Objective:
Begin with the first line and repeat exactly through the line containing "const bYTicks = [0, 0.05, 0.1, 0.15, 0.2];"; leave every image out.

Available data:

* BEGIN *

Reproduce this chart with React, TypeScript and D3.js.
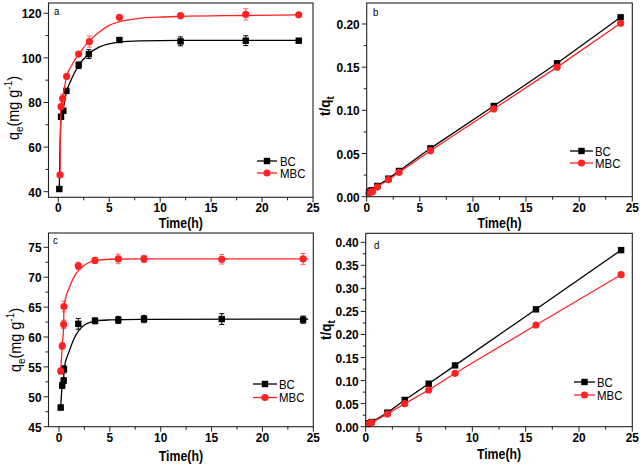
import React from 'react';
import * as d3 from 'd3';

const RED = '#ff2222';
const FONT = '"Liberation Sans", Arial, sans-serif';

// ---------- Panel a: qt vs time (fits) ----------
const aTimeBC = [0.1, 0.27, 0.5, 0.8, 2, 3, 6, 12, 18.4, 23.6];
const aQBC = [41.2, 73.6, 76.3, 85.2, 96.7, 101.7, 108.0, 107.4, 107.7, 107.7];
const aErrBC = [0.6, 0.8, 0.8, 0.8, 1.5, 2.0, 0.8, 2.0, 2.2, 0.8];
const aTimeMBC = [0.17, 0.27, 0.43, 0.82, 2, 3.05, 6, 12, 18.4, 23.6];
const aQMBC = [47.6, 78.1, 81.7, 91.7, 101.7, 107.3, 118.2, 118.9, 119.5, 119.3];
const aErrMBC = [0.6, 0.8, 2.0, 0.8, 0.8, 2.5, 0.8, 0.8, 2.5, 0.8];
const aFitTimeBC = [0.1, 0.27, 0.5, 0.8, 1.3, 2, 3, 4, 5, 6, 8, 12, 23.6];
const aFitQBC = [41.2, 73.6, 77.8, 84.5, 90.5, 96.7, 101.8, 104.8, 106.3, 107.1, 107.6, 107.8, 107.8];
const aFitTimeMBC = [0.17, 0.27, 0.43, 0.82, 1.3, 2, 3, 4, 5, 6, 8, 10, 12, 18, 23.6];
const aFitQMBC = [47.6, 78.1, 82, 91.7, 96.5, 101.7, 107.3, 111.5, 114.6, 116.2, 117.7, 118.3, 118.6, 119.0, 119.3];
const aYTicks = [40, 60, 80, 100, 120];

// ---------- Panel b: t/qt linear ----------
const bTime = [0.22, 0.37, 0.53, 1.0, 2.04, 3.04, 6.0, 11.96, 17.92, 23.9];
const bBC = [0.0051, 0.0069, 0.0074, 0.0124, 0.0209, 0.0298, 0.056, 0.105, 0.1545, 0.2077];
const bMBC = [0.0039, 0.0054, 0.0058, 0.0112, 0.0197, 0.0282, 0.0533, 0.1016, 0.150, 0.2008];
const bYTicks = [0, 0.05, 0.1, 0.15, 0.2];

// ---------- Panel c: qt vs time (fits) ----------
const cTime = [0.17, 0.32, 0.46, 0.49, 1.9, 3.54, 5.83, 8.36, 16.0, 24.0];
const cQBC = [48.2, 51.9, 52.7, 54.6, 62.2, 62.7, 62.85, 63.0, 63.0, 62.9];
const cErrBC = [0.4, 0.5, 0.5, 0.6, 0.9, 0.5, 0.6, 0.6, 0.9, 0.6];
const cQMBC = [54.3, 58.5, 62.1, 65.1, 71.9, 72.8, 73.05, 73.05, 73.0, 73.05];
const cErrMBC = [0.5, 0.5, 0.7, 0.9, 0.6, 0.5, 0.8, 0.6, 0.8, 0.9];
const cFitTimeBC = [0.17, 0.32, 0.46, 0.49, 1.0, 1.5, 2.0, 2.5, 3.0, 3.6, 5.0, 8.0, 24.5];
const cFitQBC = [48.2, 51.9, 52.8, 54.6, 57.6, 59.8, 61.2, 62.0, 62.4, 62.7, 62.85, 62.95, 63.0];
const cFitTimeMBC = [0.17, 0.32, 0.46, 0.49, 1.0, 1.5, 2.0, 2.5, 3.0, 3.6, 5.0, 8.0, 24.5];
const cFitQMBC = [54.3, 58.5, 62.1, 65.1, 68.2, 70.1, 71.3, 72.0, 72.5, 72.8, 73.0, 73.05, 73.05];
const cYTicks = [45, 50, 55, 60, 65, 70, 75];

// ---------- Panel d: t/qt linear ----------
const dTime = [0.31, 0.56, 2.03, 3.66, 5.91, 8.38, 15.97, 23.95];
const dBC = [0.0074, 0.0102, 0.0304, 0.058, 0.0933, 0.133, 0.2546, 0.383];
const dMBC = [0.006, 0.009, 0.0275, 0.05, 0.0796, 0.1158, 0.2206, 0.3297];
const dYTicks = [0, 0.05, 0.1, 0.15, 0.2, 0.25, 0.3, 0.35, 0.4];

const xTicks = [0, 5, 10, 15, 20, 25];
const seriesNames = ['BC', 'MBC'];
const panelLetters = ['a', 'b', 'c', 'd'];

type Series = {
  name: string;
  color: string;
  shape: 'square' | 'circle';
  t: number[];
  v: number[];
  e?: number[];
  fitT?: number[];
  fitV?: number[];
};

type PanelProps = {
  box: { l: number; r: number; t: number; b: number };
  xDom: [number, number];
  yDom: [number, number];
  yTicks: number[];
  yMinorStep: number;
  yFmt: (v: number) => string;
  series: Series[];
  letter: string;
  letterPos: [number, number];
  yTitle: 'q' | 't';
  yTitlePos: [number, number];
  tickLabelDy: number;
  xTitleDy: number;
  legend: { x1: number; x2: number; tx: number; y: number; dy: number };
};

function Txt(props: {
  x: number; y: number; size?: number; weight?: string; anchor?: string; sx?: number; rotate?: number; children: React.ReactNode;
}) {
  const { x, y, size = 13.5, weight = 'bold', anchor = 'middle', sx = 0.88, rotate = 0, children } = props;
  return (
    <text
      transform={`translate(${x},${y}) rotate(${rotate}) scale(${sx},1)`}
      fontSize={size}
      fontWeight={weight}
      textAnchor={anchor as any}
      fontFamily={FONT}
      fill="#000"
    >
      {children}
    </text>
  );
}

function Marker({ x, y, shape, color }: { x: number; y: number; shape: string; color: string }) {
  return shape === 'square' ? (
    <rect x={x - 3.2} y={y - 3.2} width={6.4} height={6.4} fill={color} />
  ) : (
    <circle cx={x} cy={y} r={3.6} fill={color} />
  );
}

function Panel(p: PanelProps) {
  const { box } = p;
  const x = d3.scaleLinear().domain(p.xDom).range([box.l, box.r]);
  const y = d3.scaleLinear().domain(p.yDom).range([box.b, box.t]);
  const xMinor = d3.range(2.5, 25, 5);
  const yMinor: number[] = [];
  for (let i = 0; i < p.yTicks.length - 1; i++) yMinor.push(p.yTicks[i] + p.yMinorStep);
  const smooth = d3.line<[number, number]>().x((d) => x(d[0])).y((d) => y(d[1])).curve(d3.curveMonotoneX);
  const straight = d3.line<[number, number]>().x((d) => x(d[0])).y((d) => y(d[1]));
  const cx = (box.l + box.r) / 2;
  return (
    <g>
      {p.series.map((s) => {
        const path = s.fitT
          ? smooth(s.fitT.map((t, i) => [t, s.fitV![i]] as [number, number]))
          : straight(s.t.map((t, i) => [t, s.v[i]] as [number, number]));
        return (
          <g key={s.name}>
            <path d={path || ''} fill="none" stroke={s.color} strokeWidth={1.3} />
            {s.e &&
              s.t.map((t, i) => {
                const px = x(t);
                const y1 = y(s.v[i] - s.e![i]);
                const y2 = y(s.v[i] + s.e![i]);
                return (
                  <g key={i} stroke={s.color} strokeWidth={1} opacity={s.color === RED ? 0.75 : 1}>
                    <line x1={px} x2={px} y1={y1} y2={y2} />
                    <line x1={px - 2.5} x2={px + 2.5} y1={y1} y2={y1} />
                    <line x1={px - 2.5} x2={px + 2.5} y1={y2} y2={y2} />
                  </g>
                );
              })}
            {s.t.map((t, i) => (
              <Marker key={i} x={x(t)} y={y(s.v[i])} shape={s.shape} color={s.color} />
            ))}
          </g>
        );
      })}
      <rect x={box.l} y={box.t} width={box.r - box.l} height={box.b - box.t} fill="none" stroke="#222" strokeWidth={1.1} />
      {xTicks.map((t) => (
        <g key={'x' + t}>
          <line x1={x(t)} x2={x(t)} y1={box.b} y2={box.b + 5} stroke="#222" />
          <Txt x={x(t)} y={box.b + p.tickLabelDy}>{String(t)}</Txt>
        </g>
      ))}
      {xMinor.map((t) => (
        <line key={'xm' + t} x1={x(t)} x2={x(t)} y1={box.b} y2={box.b + 3} stroke="#222" />
      ))}
      {p.yTicks.map((t) => (
        <g key={'y' + t}>
          <line x1={box.l - 5} x2={box.l} y1={y(t)} y2={y(t)} stroke="#222" />
          <Txt x={box.l - 7} y={y(t) + 5} anchor="end">{p.yFmt(t)}</Txt>
        </g>
      ))}
      {yMinor.map((t) => (
        <line key={'ym' + t} x1={box.l - 3} x2={box.l} y1={y(t)} y2={y(t)} stroke="#222" />
      ))}
      <Txt x={cx} y={box.b + p.xTitleDy} size={14}>Time(h)</Txt>
      {p.yTitle === 'q' ? (
        <Txt x={p.yTitlePos[0]} y={p.yTitlePos[1]} rotate={-90} weight="normal" size={16} sx={0.9}>
          q<tspan fontSize={11} dy={4}>e</tspan>
          <tspan dy={-4}>(mg g</tspan>
          <tspan fontSize={11} dy={-7}>-1</tspan>
          <tspan dy={7}>)</tspan>
        </Txt>
      ) : (
        <Txt x={p.yTitlePos[0]} y={p.yTitlePos[1]} rotate={-90} size={15} sx={0.9}>
          t/q<tspan fontSize={11} dy={4}>t</tspan>
        </Txt>
      )}
      <Txt x={p.letterPos[0]} y={p.letterPos[1]} weight="normal" size={11} anchor="start">{p.letter}</Txt>
      {p.series.map((s, i) => {
        const ly = p.legend.y + i * p.legend.dy;
        return (
          <g key={'lg' + s.name}>
            <line x1={p.legend.x1} x2={p.legend.x2} y1={ly} y2={ly} stroke={s.color} strokeWidth={1.3} />
            <Marker x={(p.legend.x1 + p.legend.x2) / 2} y={ly} shape={s.shape} color={s.color} />
            <Txt x={p.legend.tx} y={ly + 4.5} weight="normal" size={13} anchor="start">{s.name}</Txt>
          </g>
        );
      })}
    </g>
  );
}

const fmtInt = (v: number) => d3.format('d')(v);
const fmt2 = (v: number) => d3.format('.2f')(v);

export default function App() {
  return (
    <svg
      width={640}
      height={467}
      style={{ position: 'absolute', left: 0, top: 0, background: '#fff' }}
    >
      <rect x={0} y={0} width={640} height={467} fill="#fff" />
      <Panel
        box={{ l: 48.5, r: 313, t: 3, b: 197.3 }}
        xDom={[-0.96, 25]}
        yDom={[37.49, 124.6]}
        yTicks={aYTicks}
        yMinorStep={10}
        yFmt={fmtInt}
        letter={panelLetters[0]}
        letterPos={[54, 15]}
        yTitle="q"
        yTitlePos={[19, 108]}
        tickLabelDy={15}
        xTitleDy={31}
        legend={{ x1: 257, x2: 277, tx: 280, y: 161, dy: 12 }}
        series={[
          { name: seriesNames[0], color: '#000', shape: 'square', t: aTimeBC, v: aQBC, e: aErrBC, fitT: aFitTimeBC, fitV: aFitQBC },
          { name: seriesNames[1], color: RED, shape: 'circle', t: aTimeMBC, v: aQMBC, e: aErrMBC, fitT: aFitTimeMBC, fitV: aFitQMBC },
        ]}
      />
      <Panel
        box={{ l: 366.7, r: 632.3, t: 3, b: 196.7 }}
        xDom={[0, 25]}
        yDom={[0, 0.2243]}
        yTicks={bYTicks}
        yMinorStep={0.025}
        yFmt={fmt2}
        letter={panelLetters[1]}
        letterPos={[373, 16]}
        yTitle="t"
        yTitlePos={[330, 106]}
        tickLabelDy={15}
        xTitleDy={31}
        legend={{ x1: 570, x2: 593, tx: 595, y: 151, dy: 12 }}
        series={[
          { name: seriesNames[0], color: '#000', shape: 'square', t: bTime, v: bBC },
          { name: seriesNames[1], color: RED, shape: 'circle', t: bTime, v: bMBC },
        ]}
      />
      <Panel
        box={{ l: 48.5, r: 313.3, t: 233, b: 426.7 }}
        xDom={[-1.03, 25]}
        yDom={[45, 77.39]}
        yTicks={cYTicks}
        yMinorStep={2.5}
        yFmt={fmtInt}
        letter={panelLetters[2]}
        letterPos={[53, 244]}
        yTitle="q"
        yTitlePos={[21, 340]}
        tickLabelDy={15}
        xTitleDy={34}
        legend={{ x1: 253, x2: 277, tx: 279, y: 384, dy: 13.5 }}
        series={[
          { name: seriesNames[0], color: '#000', shape: 'square', t: cTime, v: cQBC, e: cErrBC, fitT: cFitTimeBC, fitV: cFitQBC },
          { name: seriesNames[1], color: RED, shape: 'circle', t: cTime, v: cQMBC, e: cErrMBC, fitT: cFitTimeMBC, fitV: cFitQMBC },
        ]}
      />
      <Panel
        box={{ l: 365.7, r: 632.3, t: 233.3, b: 426.7 }}
        xDom={[0, 25]}
        yDom={[0, 0.4195]}
        yTicks={dYTicks}
        yMinorStep={0.025}
        yFmt={fmt2}
        letter={panelLetters[3]}
        letterPos={[374, 249]}
        yTitle="t"
        yTitlePos={[331, 330]}
        tickLabelDy={15}
        xTitleDy={32}
        legend={{ x1: 574, x2: 595, tx: 597, y: 382, dy: 13 }}
        series={[
          { name: seriesNames[0], color: '#000', shape: 'square', t: dTime, v: dBC },
          { name: seriesNames[1], color: RED, shape: 'circle', t: dTime, v: dMBC },
        ]}
      />
    </svg>
  );
}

* END *

Written solution:
Reproduce this chart with React, TypeScript and D3.js.
import React from 'react';
import * as d3 from 'd3';

const RED = '#ff2222';
const FONT = '"Liberation Sans", Arial, sans-serif';

// ---------- Panel a: qt vs time (fits) ----------
const aTimeBC = [0.1, 0.27, 0.5, 0.8, 2, 3, 6, 12, 18.4, 23.6];
const aQBC = [41.2, 73.6, 76.3, 85.2, 96.7, 101.7, 108.0, 107.4, 107.7, 107.7];
const aErrBC = [0.6, 0.8, 0.8, 0.8, 1.5, 2.0, 0.8, 2.0, 2.2, 0.8];
const aTimeMBC = [0.17, 0.27, 0.43, 0.82, 2, 3.05, 6, 12, 18.4, 23.6];
const aQMBC = [47.6, 78.1, 81.7, 91.7, 101.7, 107.3, 118.2, 118.9, 119.5, 119.3];
const aErrMBC = [0.6, 0.8, 2.0, 0.8, 0.8, 2.5, 0.8, 0.8, 2.5, 0.8];
const aFitTimeBC = [0.1, 0.27, 0.5, 0.8, 1.3, 2, 3, 4, 5, 6, 8, 12, 23.6];
const aFitQBC = [41.2, 73.6, 77.8, 84.5, 90.5, 96.7, 101.8, 104.8, 106.3, 107.1, 107.6, 107.8, 107.8];
const aFitTimeMBC = [0.17, 0.27, 0.43, 0.82, 1.3, 2, 3, 4, 5, 6, 8, 10, 12, 18, 23.6];
const aFitQMBC = [47.6, 78.1, 82, 91.7, 96.5, 101.7, 107.3, 111.5, 114.6, 116.2, 117.7, 118.3, 118.6, 119.0, 119.3];
const aYTicks = [40, 60, 80, 100, 120];

// ---------- Panel b: t/qt linear ----------
const bTime = [0.22, 0.37, 0.53, 1.0, 2.04, 3.04, 6.0, 11.96, 17.92, 23.9];
const bBC = [0.0051, 0.0069, 0.0074, 0.0124, 0.0209, 0.0298, 0.056, 0.105, 0.1545, 0.2077];
const bMBC = [0.0039, 0.0054, 0.0058, 0.0112, 0.0197, 0.0282, 0.0533, 0.1016, 0.150, 0.2008];
const bYTicks = [0, 0.05, 0.1, 0.15, 0.2];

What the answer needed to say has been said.